[Data records start]

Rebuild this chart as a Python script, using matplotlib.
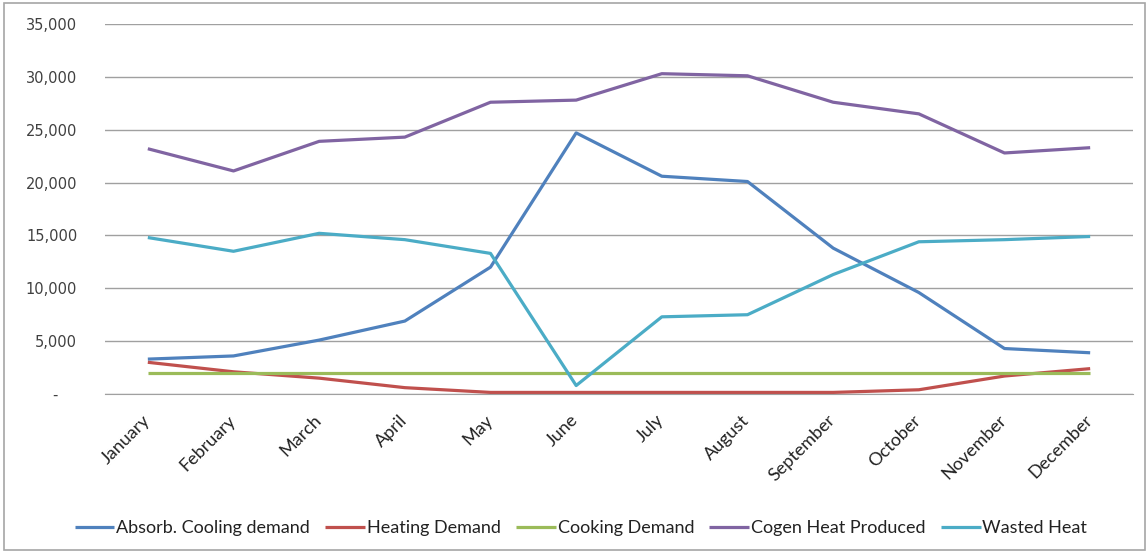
import matplotlib
matplotlib.use("Agg")
import matplotlib.pyplot as plt
from matplotlib.patches import Rectangle
from matplotlib.transforms import ScaledTranslation

months = ["January", "February", "March", "April", "May", "June", "July",
          "August", "September", "October", "November", "December"]

absorb_cooling = [3300, 3600, 5100, 6900, 12000, 24700, 20600, 20100, 13800, 9600, 4300, 3900]
heating_demand = [3000, 2100, 1500, 600, 150, 150, 150, 150, 150, 400, 1700, 2400]
cooking_demand = [2000, 2000, 2000, 2000, 2000, 2000, 2000, 2000, 2000, 2000, 2000, 2000]
cogen_heat = [23200, 21100, 23900, 24300, 27600, 27800, 30300, 30100, 27600, 26500, 22800, 23300]
wasted_heat = [14800, 13500, 15200, 14600, 13300, 800, 7300, 7500, 11300, 14400, 14600, 14900]

series = [
    ("Absorb. Cooling demand", absorb_cooling, "#4F81BD"),
    ("Heating Demand", heating_demand, "#C0504D"),
    ("Cooking Demand", cooking_demand, "#9BBB59"),
    ("Cogen Heat Produced", cogen_heat, "#8064A2"),
    ("Wasted Heat", wasted_heat, "#4BACC6"),
]

yticks = [0, 5000, 10000, 15000, 20000, 25000, 30000, 35000]

W, H = 1148, 556
fig = plt.figure(figsize=(W / 100, H / 100), dpi=100)
fig.patch.set_facecolor("white")

# outer chart frame
fig.patches.append(Rectangle((4 / W, 6 / H), 1141 / W, 547 / H, transform=fig.transFigure,
                             fill=False, edgecolor="#A6A6A6", linewidth=1.2))

ax = fig.add_axes([105 / W, 1 - 394 / H, 1028 / W, 370 / H])

x = list(range(len(months)))
for name, vals, color in series:
    ax.plot(x, vals, color=color, linewidth=2.3, label=name, solid_capstyle="butt",
            solid_joinstyle="round")

ax.set_xlim(-0.5, len(months) - 0.5)
ax.set_ylim(0, 35000)
ax.set_yticks(yticks)
ax.set_yticklabels(["-    "] + [f"{v:,}" for v in yticks[1:]],
                   fontfamily="DejaVu Sans", fontsize=10.5, color="#404040")
ax.yaxis.grid(True, color="#A0A0A0", linewidth=1.0)
ax.set_axisbelow(True)
for s in ["left", "right", "top"]:
    ax.spines[s].set_visible(False)
ax.spines["bottom"].set_color("#A0A0A0")
ax.tick_params(axis="y", length=0, pad=20)
ax.tick_params(axis="x", length=0, pad=13)

ax.set_xticks(x)
ax.set_xticklabels(months, rotation=45, ha="right", rotation_mode="anchor",
                   fontfamily="Lato", fontsize=13, color="#222222")
shift = ScaledTranslation(-6 / 100, 0, fig.dpi_scale_trans)
for lbl in ax.get_xticklabels():
    lbl.set_transform(lbl.get_transform() + shift)

handles, labels = ax.get_legend_handles_labels()
fig.legend(handles, labels, loc="center", bbox_to_anchor=(581 / W, 1 - 528 / H), ncol=5,
           frameon=False, prop={"family": "Lato", "size": 13}, handlelength=2.2,
           handletextpad=0.1, columnspacing=0.85, labelcolor="#222222")

fig.savefig("out.png", dpi=100)
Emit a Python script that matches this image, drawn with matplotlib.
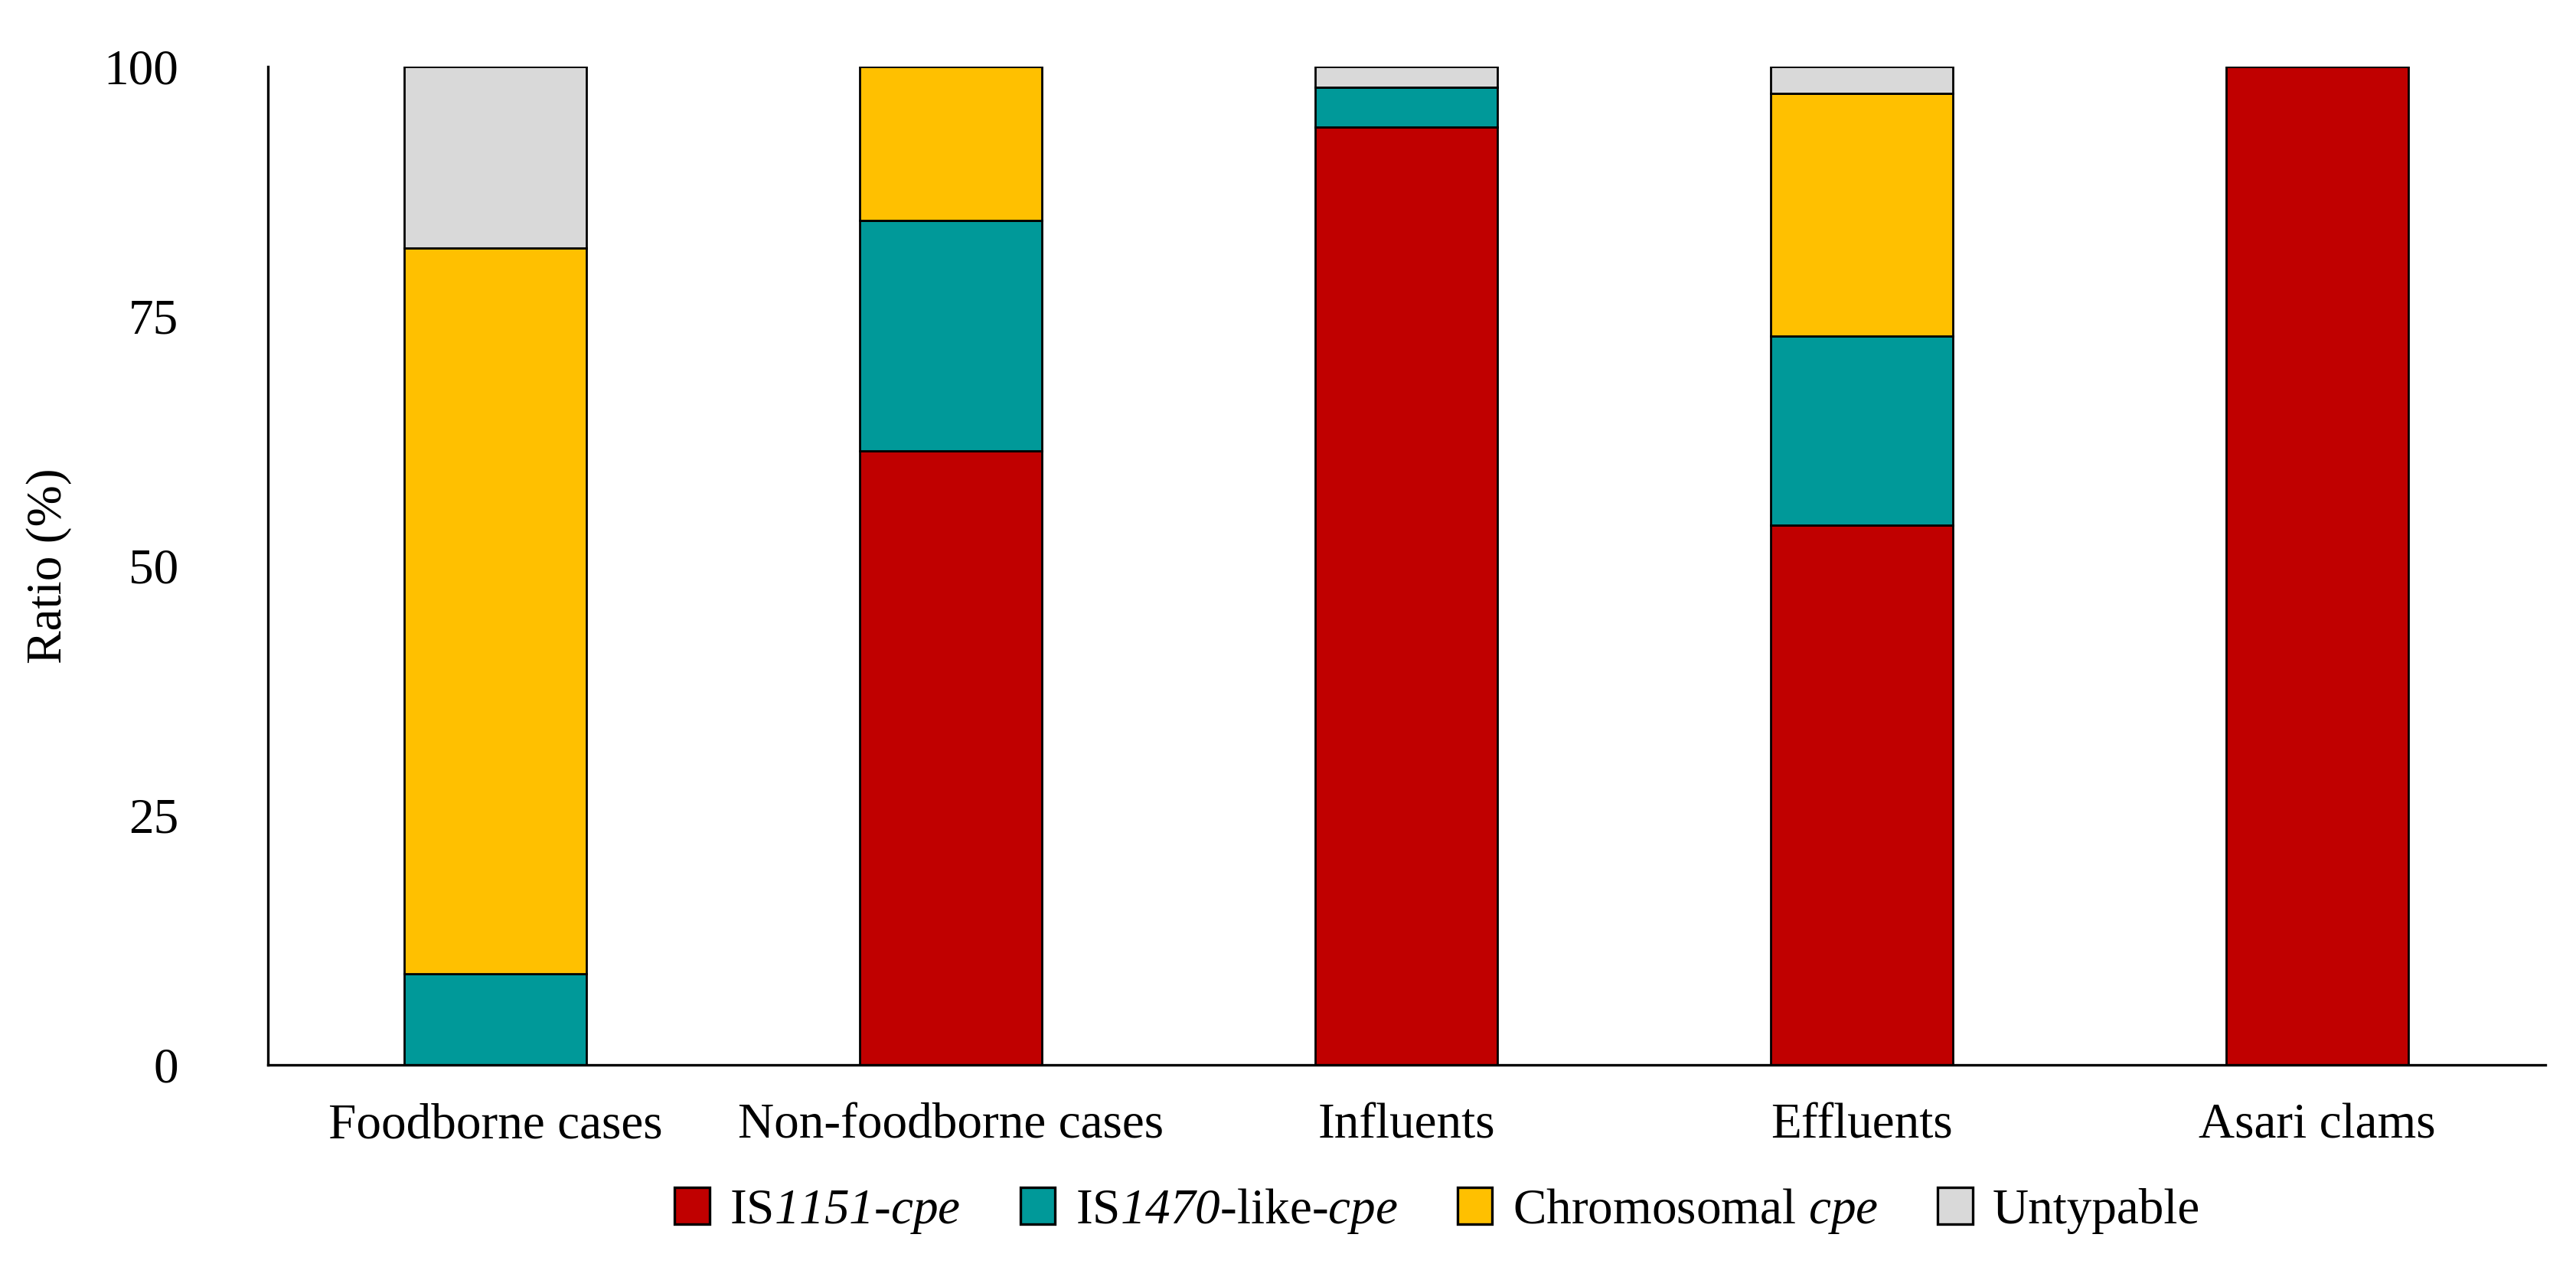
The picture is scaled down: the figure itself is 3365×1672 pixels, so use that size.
import matplotlib
matplotlib.use("Agg")
import matplotlib.pyplot as plt
from matplotlib.patches import Patch
import numpy as np

categories = ["Foodborne cases", "Non-foodborne cases", "Influents", "Effluents", "Asari clams"]
is1151 = [0.0, 61.5, 93.9, 54.1, 100.0]
is1470 = [9.1, 23.1, 4.0, 18.9, 0.0]
chromosomal = [72.7, 15.4, 0.0, 24.3, 0.0]
untypable = [18.2, 0.0, 2.1, 2.7, 0.0]
yticks = [0, 25, 50, 75, 100]

series_labels = ["IS$1151$-$cpe$",
                 "IS$1470$-like-$cpe$",
                 "Chromosomal $cpe$",
                 "Untypable"]
colors = ["#C00000", "#009999", "#FFC000", "#D9D9D9"]

plt.rcParams["font.family"] = ["Liberation Serif", "DejaVu Serif"]
plt.rcParams["mathtext.fontset"] = "custom"
plt.rcParams["mathtext.rm"] = "Liberation Serif:italic"
plt.rcParams["mathtext.it"] = "Liberation Serif:italic"

FS = 23.5
fig = plt.figure(figsize=(16.825, 8.36), dpi=200)
ax = fig.add_axes([0.104, 0.168, 0.884, 0.780])

x = np.arange(len(categories))
bottom = np.zeros(len(categories))
for vals, col, lab in zip([is1151, is1470, chromosomal, untypable], colors, series_labels):
    v = np.array(vals)
    ax.bar(x, v, width=0.4, bottom=bottom, color=col, edgecolor="black", linewidth=1.0, label=lab)
    bottom += v

ax.set_xlim(-0.5, 4.5)
ax.set_ylim(0, 100)
ax.set_yticks(yticks)
ax.set_xticks(x)
ax.set_xticklabels(categories)
ax.tick_params(axis="both", length=0, labelsize=FS)
ax.tick_params(axis="y", pad=42)
ax.tick_params(axis="x", pad=18)
for s in ["top", "right"]:
    ax.spines[s].set_visible(False)
for s in ["left", "bottom"]:
    ax.spines[s].set_linewidth(1.2)
ax.set_ylabel("Ratio (%)", fontsize=FS, labelpad=15)

handles = [Patch(facecolor=c, edgecolor="black", linewidth=1.2) for c in colors]
fig.legend(handles, series_labels, loc="center", bbox_to_anchor=(0.558, 0.054), ncol=4,
           frameon=False, fontsize=FS, handlelength=0.7, handleheight=0.75,
           handletextpad=0.4, columnspacing=1.2)

fig.savefig("out.png", dpi=200, facecolor="white")
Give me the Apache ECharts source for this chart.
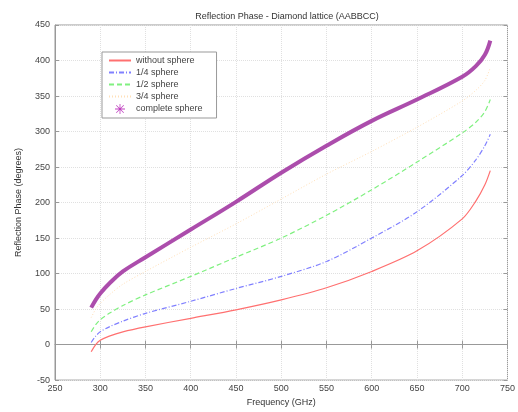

[Data records end]

■ **Required work**: Print out the whole of the material word for word, without pictures.

■ **Correct result**:
Rebuild this chart as a Python script, using matplotlib.
import matplotlib
matplotlib.use("Agg")
import matplotlib.pyplot as plt
from matplotlib.patches import Rectangle
from matplotlib.transforms import ScaledTranslation

months = ["January", "February", "March", "April", "May", "June", "July",
          "August", "September", "October", "November", "December"]

absorb_cooling = [3300, 3600, 5100, 6900, 12000, 24700, 20600, 20100, 13800, 9600, 4300, 3900]
heating_demand = [3000, 2100, 1500, 600, 150, 150, 150, 150, 150, 400, 1700, 2400]
cooking_demand = [2000, 2000, 2000, 2000, 2000, 2000, 2000, 2000, 2000, 2000, 2000, 2000]
cogen_heat = [23200, 21100, 23900, 24300, 27600, 27800, 30300, 30100, 27600, 26500, 22800, 23300]
wasted_heat = [14800, 13500, 15200, 14600, 13300, 800, 7300, 7500, 11300, 14400, 14600, 14900]

series = [
    ("Absorb. Cooling demand", absorb_cooling, "#4F81BD"),
    ("Heating Demand", heating_demand, "#C0504D"),
    ("Cooking Demand", cooking_demand, "#9BBB59"),
    ("Cogen Heat Produced", cogen_heat, "#8064A2"),
    ("Wasted Heat", wasted_heat, "#4BACC6"),
]

yticks = [0, 5000, 10000, 15000, 20000, 25000, 30000, 35000]

W, H = 1148, 556
fig = plt.figure(figsize=(W / 100, H / 100), dpi=100)
fig.patch.set_facecolor("white")

# outer chart frame
fig.patches.append(Rectangle((4 / W, 6 / H), 1141 / W, 547 / H, transform=fig.transFigure,
                             fill=False, edgecolor="#A6A6A6", linewidth=1.2))

ax = fig.add_axes([105 / W, 1 - 394 / H, 1028 / W, 370 / H])

x = list(range(len(months)))
for name, vals, color in series:
    ax.plot(x, vals, color=color, linewidth=2.3, label=name, solid_capstyle="butt",
            solid_joinstyle="round")

ax.set_xlim(-0.5, len(months) - 0.5)
ax.set_ylim(0, 35000)
ax.set_yticks(yticks)
ax.set_yticklabels(["-    "] + [f"{v:,}" for v in yticks[1:]],
                   fontfamily="DejaVu Sans", fontsize=10.5, color="#404040")
ax.yaxis.grid(True, color="#A0A0A0", linewidth=1.0)
ax.set_axisbelow(True)
for s in ["left", "right", "top"]:
    ax.spines[s].set_visible(False)
ax.spines["bottom"].set_color("#A0A0A0")
ax.tick_params(axis="y", length=0, pad=20)
ax.tick_params(axis="x", length=0, pad=13)

ax.set_xticks(x)
ax.set_xticklabels(months, rotation=45, ha="right", rotation_mode="anchor",
                   fontfamily="Lato", fontsize=13, color="#222222")
shift = ScaledTranslation(-6 / 100, 0, fig.dpi_scale_trans)
for lbl in ax.get_xticklabels():
    lbl.set_transform(lbl.get_transform() + shift)

handles, labels = ax.get_legend_handles_labels()
fig.legend(handles, labels, loc="center", bbox_to_anchor=(581 / W, 1 - 528 / H), ncol=5,
           frameon=False, prop={"family": "Lato", "size": 13}, handlelength=2.2,
           handletextpad=0.1, columnspacing=0.85, labelcolor="#222222")

fig.savefig("out.png", dpi=100)
Emit a Python script that matches this image, drawn with matplotlib.
The picture is scaled down: the figure itself is 3365×1672 pixels, so use that size.
import matplotlib
matplotlib.use("Agg")
import matplotlib.pyplot as plt
from matplotlib.patches import Patch
import numpy as np

categories = ["Foodborne cases", "Non-foodborne cases", "Influents", "Effluents", "Asari clams"]
is1151 = [0.0, 61.5, 93.9, 54.1, 100.0]
is1470 = [9.1, 23.1, 4.0, 18.9, 0.0]
chromosomal = [72.7, 15.4, 0.0, 24.3, 0.0]
untypable = [18.2, 0.0, 2.1, 2.7, 0.0]
yticks = [0, 25, 50, 75, 100]

series_labels = ["IS$1151$-$cpe$",
                 "IS$1470$-like-$cpe$",
                 "Chromosomal $cpe$",
                 "Untypable"]
colors = ["#C00000", "#009999", "#FFC000", "#D9D9D9"]

plt.rcParams["font.family"] = ["Liberation Serif", "DejaVu Serif"]
plt.rcParams["mathtext.fontset"] = "custom"
plt.rcParams["mathtext.rm"] = "Liberation Serif:italic"
plt.rcParams["mathtext.it"] = "Liberation Serif:italic"

FS = 23.5
fig = plt.figure(figsize=(16.825, 8.36), dpi=200)
ax = fig.add_axes([0.104, 0.168, 0.884, 0.780])

x = np.arange(len(categories))
bottom = np.zeros(len(categories))
for vals, col, lab in zip([is1151, is1470, chromosomal, untypable], colors, series_labels):
    v = np.array(vals)
    ax.bar(x, v, width=0.4, bottom=bottom, color=col, edgecolor="black", linewidth=1.0, label=lab)
    bottom += v

ax.set_xlim(-0.5, 4.5)
ax.set_ylim(0, 100)
ax.set_yticks(yticks)
ax.set_xticks(x)
ax.set_xticklabels(categories)
ax.tick_params(axis="both", length=0, labelsize=FS)
ax.tick_params(axis="y", pad=42)
ax.tick_params(axis="x", pad=18)
for s in ["top", "right"]:
    ax.spines[s].set_visible(False)
for s in ["left", "bottom"]:
    ax.spines[s].set_linewidth(1.2)
ax.set_ylabel("Ratio (%)", fontsize=FS, labelpad=15)

handles = [Patch(facecolor=c, edgecolor="black", linewidth=1.2) for c in colors]
fig.legend(handles, series_labels, loc="center", bbox_to_anchor=(0.558, 0.054), ncol=4,
           frameon=False, fontsize=FS, handlelength=0.7, handleheight=0.75,
           handletextpad=0.4, columnspacing=1.2)

fig.savefig("out.png", dpi=200, facecolor="white")
Give me the Apache ECharts source for this chart.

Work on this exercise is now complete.